The Alabama Civil Court of Appeals recently released its ruling in D.S. v. L.T. in which a father appealed the termination of his parental rights on the grounds that the evidence did not establish that no viable alternative existed. The father refers to a previous case, J.G. v. Lauderdale County Department of Human Resources, [Ms. 2210452, Jan. 13, 2023] ___ So. 3d ___ (Ala. Civ. App. 2023), as reason to overturn the lower court’s ruling. The Court of Appeals states that another case, S.N.W. v. M.D.F.H, applies a better comparison to the father’s case.
The case originated in Tuscaloosa County Juvenile Court in December 2022 when L.T., the mother, sought to terminate the parental rights of D.S., the father. In the years since their marriage in 2015, the mother testified that the father has developed psychiatric health issues and has been combative concerning treatment. She feared for her safety after several bizarre incidents. According to the mother’s testimony, the father had texted inappropriate things to her about her daughter from another marriage and even ransacked their home in 2018. The couple was divorced later that year, and the father was allowed supervised visitations only. Harassment and other bizarre behaviors and were followed by several periods of incarceration in 2019. In late 2021 the father was arrested for discharging a firearm into an occupied vehicle and sentenced to twenty years in prison.
Following the father’s sentencing, the mother sought full custody of the child. Because of the length of time the father had spent in jail and prison, the mother’s new husband, the step-father, desired to adopt the child, as he was the only father-figure the child had known. The Tuscaloosa Juvenile Court terminated the parental rights of the incarcerated father.
In his appeal, the father used the J.G. case as reason for the Court of Appeals to reverse the lower court’s decision. In that case, the court reversed the termination of J.G.’s parental rights on the grounds that the children were not in any harm from J.G. In their ruling, the Court leaned on a previous ruling in J.C.D. v. Lauderdale County Department of Human Resources, which stated that “This court has consistently held that termination of the parental rights of a noncustodial parent is not appropriate in cases in which the children can safely reside with the custodial parent and the continuation of the noncustodial parent’s relationship does not present any harm to the children.” 180 So. 3d 900, 901 (Ala. Civ. App. 2015). The court in J.G. overturned the termination of J.G.’s parental rights. In this case however, the Court found that J.G. did not apply.
After severing the tie between J.G. and the father’s appeal, the court turned to S.N.W v.

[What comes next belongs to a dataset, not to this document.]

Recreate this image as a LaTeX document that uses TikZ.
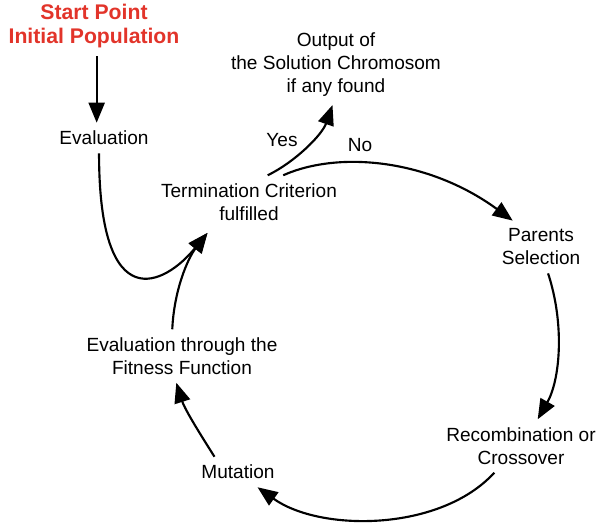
\documentclass[tikz,border=0pt]{standalone}
\usepackage{fontspec}
\setmainfont{Liberation Sans}
\usepackage{xcolor}
\usetikzlibrary{arrows.meta}
\definecolor{startred}{RGB}{226,52,42}

\begin{document}
\begin{tikzpicture}[x=0.75pt,y=-0.75pt,
  txt/.style={align=center,inner sep=6pt,font=\fontsize{14.3}{17.2}\selectfont},
  lbl/.style={inner sep=0pt,font=\fontsize{14.3}{17.2}\selectfont},
  arr/.style={line width=1.6pt,-{Triangle[length=15pt,width=12pt]}}]
\useasboundingbox (0,0) rectangle (599,527);
\node[txt,text=startred,font=\bfseries\fontsize{15.9}{18}\selectfont] (start) at (94,26) {Start Point\\Initial Population};
\node[txt] (eval) at (104,138) {Evaluation};
\node[txt] (output) at (336,65) {Output of\\the Solution Chromosom\\if any found};
\node[txt] (term) at (249,202) {Termination Criterion\\fulfilled};
\node[txt] (parents) at (541,247) {Parents\\Selection};
\node[txt] (recomb) at (521,446) {Recombination or\\Crossover};
\node[txt] (mutation) at (238,472) {Mutation};
\node[txt] (evalfit) at (182,356) {Evaluation through the\\Fitness Function};
\node[lbl] (yes) at (282,140) {Yes};
\node[lbl] (no) at (360,145) {No};
\draw[arr] ([xshift=2pt]start.south) -- ([xshift=2pt]start.south |- eval.north);
\draw[arr,shorten >=4pt] (eval.-108) .. controls (99,320) and (165,285) .. (term.-145);
\draw[arr,shorten >=4pt] (evalfit.110) .. controls (174,290) and (188,258) .. (term.-145);
\draw[arr] (term.55) .. controls (295,162) and (322,135) .. (output.-95);
\draw[arr] (term.38) .. controls (340,150) and (430,160) .. (parents.137);
\draw[arr] (parents.-75) .. controls (565,325) and (560,380) .. (recomb.58);
\draw[arr] (recomb.-135) .. controls (440,532) and (320,532) .. (mutation.-38);
\draw[arr] (mutation.147) .. controls (202,437) and (185,410) .. (evalfit.-102);
\end{tikzpicture}
\end{document}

M.D.F.H., 127 So. 3d 1225 (Ala. Civ. App. 2013). In this case, a seemingly similar situation was presented, but unlike in J.G., the Court affirmed the termination of parental rights. The father in the S.N.W. case was serving a twenty year prison sentence and the step-father wanted to adopt the child. S.N.W. bore greater similarity to the current case than did J.G. The Court of Appeals explained that “maintaining the status quo is a viable option to terminating parental rights when the parent and the child enjoy a relationship with some beneficial aspects that should be preserved such that it would be in the child’s best interests to continue the relationship.” S.N.W., 127 So. 3d at 1230.

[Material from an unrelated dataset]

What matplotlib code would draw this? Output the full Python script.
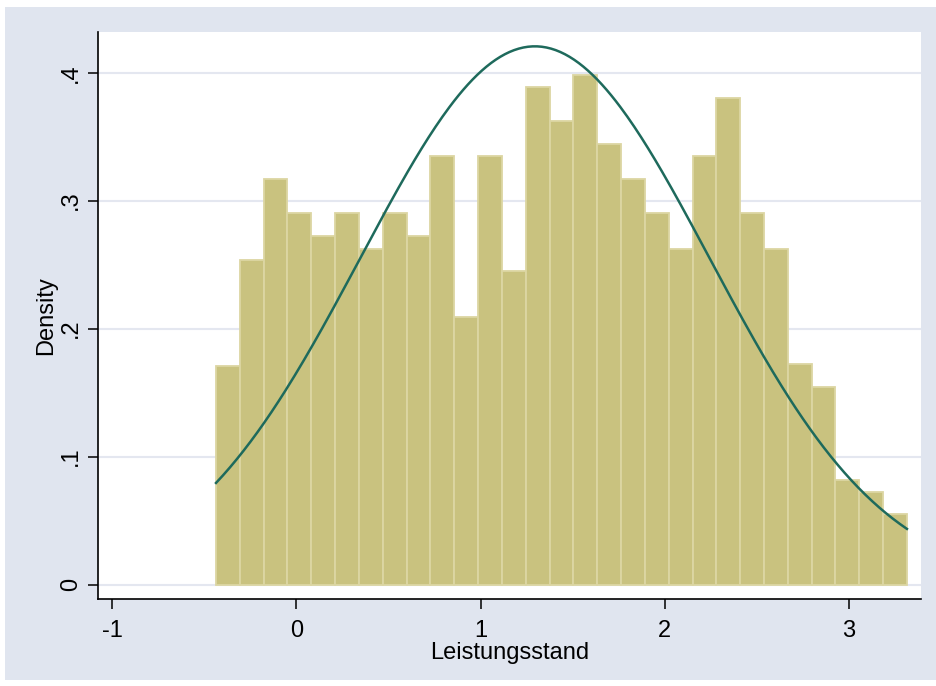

Here, the father had gone years without seeing his child and had no relationship with said child. His current incarceration would guarantee his inability participate in the child’s life. Therefore no beneficial aspects existed that needed to be preserved by overturning TPR. In their ruling of D.S. v. L.T. the Court of Appeals relies on the S.N.W. ruling as their basis for upholding the lower court’s ruling terminating the parental rights of the father and denying his appeal.